The album is named after the track that originally appeared on the album Cypress Hill III: Temples of Boom.

== Track listing ==
Strictly Hip Hop: The Best of Cypress Hill

Disc 1
| No. | Title | Length |
|---|---|---|
| 1. | "How I Could Just Kill a Man" | 4:10 |
| 2. | "I Aint Goin' Out Like That" | 4:28 |
| 3. | "Hand on the Pump" | 4:04 |
| 4. | "Throw Your Set in the Air" (Club Remix*) | 3:13 |
| 5. | "Strictly Hip Hop" | 4:33 |
| 6. | "Hand on the Glock" | 3:33 |
| 7. | "Latin Lingo" (Prince Paul Mix) | 4:38 |
| 8. | "Checkmate" (Hang Em High Remix) | 4:01 |
| 9. | "When the Ship Goes Down" (Extended*) | 3:13 |
| 10. | "Lowrider" | 6:42 |
| 11. | "What U Want from Me" | 3:50 |
| 12. | "Another Victory" | 3:12 |
| 13. | "Trouble" | 5:01 |
| 14. | "Stoned Is the Way of the Walk" | 2:47 |
| 15. | "Break 'Em Off Some" | 2:45 |
| 16. | "Prelude to a Come Up" (featuring MC Eiht) | 3:27 |

Disc 2
| No. | Title | Length |
|---|---|---|
| 1. | "Insane in the Brain" | 3:29 |
| 2. | "Boom Biddy Bye Bye" | 4:02 |
| 3. | "Dr.
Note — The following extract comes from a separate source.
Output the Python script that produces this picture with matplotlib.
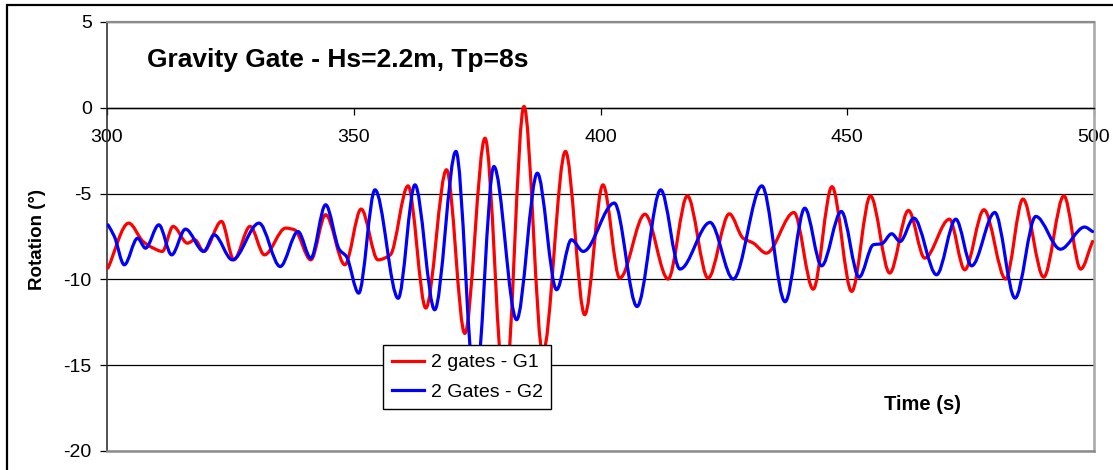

Greenthumb" (Fun Lovin' Criminals Remix*) | 3:53 |
| 4. | "Hits from the Bong" (T-Ray's Mix) | 4:24 |
| 5. | "I Wanna Get High" | 2:56 |
| 6. | "Illusions" | 4:29 |
| 7. | "Latin Lingo" | 3:59 |
| 8. | "The Phuncky Feel One" | 3:30 |
| 9. | "Lick a Shot" | 3:24 |
| 10. | "Cock the Hammer" | 4:23 |
| 11. | "(Goin' All Out) Nothin' to Lose" | 3:53 |
| 12. | "Busted in the Hood" | 4:04 |
| 13. | "Stank Ass Hoe" | 5:11 |
| 14. | "Light Another" | 3:17 |
| 15. | "Roll it up Again" | 3:15 |
| 16. | "Can't Get the Best of Me" | 4:17 |

==Notes==
- "How I Could Just Kill a Man" is mistitled as How Could I Just Kill a Man.
- "Checkmate" is the Hang 'Em High Remix Radio Edit from the Stash EP and not the titled (and unedited) mix from the "(Rock) Superstar" CD single.
- "Can't Get the Best of Me" is the 'clean' Radio Edit.
- "Roll it up Again" was a bonus track on the Japanese version of the album Till Death Do Us Part and was also the b-side to the single "What's Your Number" (where it was titled simply "Roll it Up").
- The instrumental segues present after the album versions of some tracks (e.g. "Lowrider" and "Stank Ass Hoe") are maintained throughout and have not been removed.
- (*) This is the first time these remixes have been released on album.